A second embodiment of the invention is illustrated in FIGS. 3, 4 and 5. 
The shock absorber 58 has, as in the first embodiment, a strut housing 60 
with a closed end 62 and an open end 64. Piston 66 has a piston head 68 
and a piston housing 70 slideable within the strut housing 60. The piston 
housing 70 has a moveable separator 72 therein to separate the pressurized 
gas 74 in gas chamber 76 from the hydraulic fluid 78 in fluid chambers 80, 
80', 80". Fluid compensating chamber 82 and gas compensating chamber 84 
are separated by moveable separator piston 86. The gas 88 in gas 
compensating chamber 84 is expanded or compressed by the moveable 
separator piston 86 as the fluid 90 and the fluid 78 expands or contracts 
due to thermal variations.
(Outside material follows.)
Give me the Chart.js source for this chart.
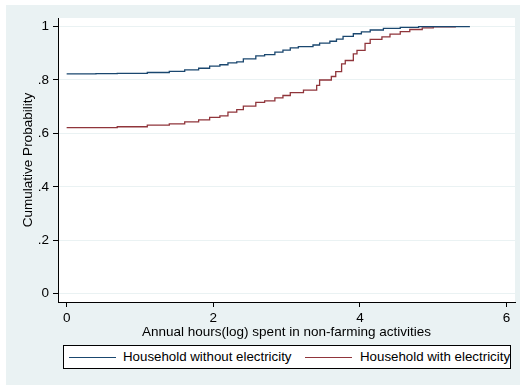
<!DOCTYPE html>
<html>
<head>
<meta charset="utf-8">
<script src="https://cdn.jsdelivr.net/npm/chart.js@4.4.1/dist/chart.umd.min.js"></script>
<style>
  html, body { margin: 0; padding: 0; background: #ffffff; }
  #wrap { position: relative; width: 525px; height: 385px; overflow: hidden; }
  #c { position: absolute; left: 0; top: 0; }
  #legend {
    position: absolute; left: 63px; top: 345px; width: 446px; height: 22px;
    border: 1px solid #000; background: #fff;
    font-family: "Liberation Sans", Arial, sans-serif; font-size: 13.3px; color: #000;
  }
  .item { position: absolute; top: 0; height: 22px; line-height: 22px; white-space: nowrap; }
  .swatch { position: absolute; top: 11px; width: 47px; height: 0; border-top: 1.2px solid; }
</style>
</head>
<body>
<div id="wrap">
  <canvas id="c" width="525" height="385"></canvas>
  <div id="legend"></div>
</div>
<script>
// ---- data ----
const seriesNames = ["Household without electricity", "Household with electricity"];
const seriesColors = ["#1a476f", "#90353b"];

const xNoElec = [0, 0.40, 0.69, 1.10, 1.40, 1.61, 1.80, 1.95, 2.09, 2.20, 2.32, 2.41, 2.58, 2.70, 2.84, 2.95, 3.05, 3.16, 3.36, 3.45, 3.59, 3.68, 3.77, 3.91, 4.02, 4.14, 4.32, 4.55, 4.80, 5.50];
const yNoElec = [0.823, 0.824, 0.825, 0.828, 0.832, 0.838, 0.844, 0.852, 0.857, 0.864, 0.868, 0.879, 0.890, 0.895, 0.904, 0.912, 0.920, 0.925, 0.931, 0.938, 0.945, 0.953, 0.963, 0.973, 0.980, 0.987, 0.993, 0.997, 1.0, 1.0];

const xElec = [0, 0.69, 1.10, 1.40, 1.61, 1.80, 1.95, 2.09, 2.20, 2.32, 2.41, 2.58, 2.70, 2.84, 2.95, 3.05, 3.23, 3.41, 3.45, 3.61, 3.67, 3.75, 3.80, 3.91, 3.96, 4.07, 4.14, 4.30, 4.41, 4.55, 4.68, 4.85, 5.00, 5.30];
const yElec = [0.622, 0.625, 0.631, 0.636, 0.643, 0.651, 0.660, 0.666, 0.680, 0.689, 0.702, 0.716, 0.722, 0.733, 0.742, 0.753, 0.762, 0.780, 0.800, 0.813, 0.831, 0.860, 0.873, 0.898, 0.911, 0.937, 0.952, 0.961, 0.972, 0.981, 0.989, 0.995, 0.999, 1.0];

const xTicks = [0, 2, 4, 6];
const xTickLabels = ["0", "2", "4", "6"];
const yTicks = [0, 0.2, 0.4, 0.6, 0.8, 1];
const yTickLabels = ["0", ".2", ".4", ".6", ".8", "1"];

const xTitle = "Annual hours(log) spent in non-farming activities";
const yTitle = "Cumulative Probability";

// ---- build ----
const toPts = (xs, ys) => xs.map((x, i) => ({x: x, y: ys[i]}));
const FONT = "'Liberation Sans', Arial, sans-serif";

const bgPlugin = {
  id: 'bg',
  beforeDraw(chart) {
    const {ctx, chartArea: a} = chart;
    ctx.save();
    ctx.fillStyle = '#ffffff';
    ctx.fillRect(0, 0, chart.width, chart.height);
    ctx.fillStyle = '#eaf2f3';
    ctx.fillRect(6, 5, 514, 380);
    ctx.fillStyle = '#ffffff';
    ctx.fillRect(a.left, a.top, a.right - a.left, a.bottom - a.top);
    ctx.restore();
  }
};

new Chart(document.getElementById('c'), {
  type: 'line',
  data: {
    datasets: [
      { label: seriesNames[0], data: toPts(xNoElec, yNoElec), borderColor: seriesColors[0], borderWidth: 1.3, pointRadius: 0, stepped: 'before', fill: false },
      { label: seriesNames[1], data: toPts(xElec, yElec), borderColor: seriesColors[1], borderWidth: 1.3, pointRadius: 0, stepped: 'before', fill: false }
    ]
  },
  options: {
    responsive: false,
    animation: false,
    devicePixelRatio: 1,
    layout: { padding: { left: 0, top: 18, right: 10, bottom: 46 } },
    plugins: { legend: { display: false }, tooltip: { enabled: false } },
    scales: {
      x: {
        type: 'linear',
        min: -0.118, max: 6.115,
        afterBuildTicks: s => { s.ticks = xTicks.map(v => ({value: v})); },
        afterFit: s => { s.height = 37; },
        ticks: {
          callback: (v) => xTickLabels[xTicks.indexOf(v)],
          color: '#000', font: { family: FONT, size: 13.5 }, padding: 3, maxRotation: 0
        },
        grid: { drawOnChartArea: false, drawTicks: true, tickLength: 5, tickColor: '#000', tickWidth: 1 },
        border: { display: true, color: '#000', width: 1 },
        title: { display: true, text: xTitle, color: '#000', font: { family: FONT, size: 13.5 }, padding: { top: 0, bottom: -1 } }
      },
      y: {
        type: 'linear',
        min: -0.031, max: 1.032,
        afterBuildTicks: s => { s.ticks = yTicks.map(v => ({value: v})); },
        afterFit: s => { s.width = 58; },
        ticks: {
          callback: (v) => yTickLabels[yTicks.indexOf(v)],
          color: '#000', font: { family: FONT, size: 13.5 }, padding: 4
        },
        grid: { drawOnChartArea: true, color: '#eaf2f3', lineWidth: 1, drawTicks: true, tickLength: 5, tickColor: '#000', tickWidth: 1 },
        border: { display: true, color: '#000', width: 1 },
        title: { display: true, text: yTitle, color: '#000', font: { family: FONT, size: 13.5 }, padding: { top: 20, bottom: 0 } }
      }
    }
  },
  plugins: [bgPlugin]
});

// legend (HTML)
const lg = document.getElementById('legend');
const swX = [5, 241], txX = [59, 296];
seriesNames.forEach((n, i) => {
  const sw = document.createElement('div');
  sw.className = 'swatch';
  sw.style.left = swX[i] + 'px';
  sw.style.borderTopColor = seriesColors[i];
  lg.appendChild(sw);
  const t = document.createElement('div');
  t.className = 'item';
  t.style.left = txX[i] + 'px';
  t.textContent = n;
  lg.appendChild(t);
});
</script>
</body>
</html>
In this embodiment, the fluids 78 and 90 
communicate via passageway 92 in the closed end 62 and the hollow metering 
pin 94. The passageway 92 comprises channels 96 and 98 in the closed end 
62. Channel 98 has a spring-loaded valve 100 positioned therein having 
passageways 102 to allow the flow of fluid from channel 96 to channel 98 
and to metering pin 94 when the valve 100 is in the open position. As 
before, valve 100 is held open when external forces are removed by the 
position of a jury brace, not shown, acting on cable 104, which causes arm 
106 to pivot and push the rod portion 108 to unseat the valve 100. The 
position of the edge 110 of the moveable separation piston 86 when the 
ambient and shock absorber fluid temperature is -30.degree. F., 70.degree. 
F. and 107.degree. F. are shown by numerals 112, 114 and 116, 
respectively. 
Having described the invention, it is obvious that numerous modifications 
and departures may be made by those skilled in the art. Thus, the 
invention is to be construed as being limited only by the spirit and scope 
of the appended claims. 
INDUSTRIAL APPLICABILITY 
The thermally efficient shock absorber is useful in reducing the impact of 
landing loads on an aircraft structure.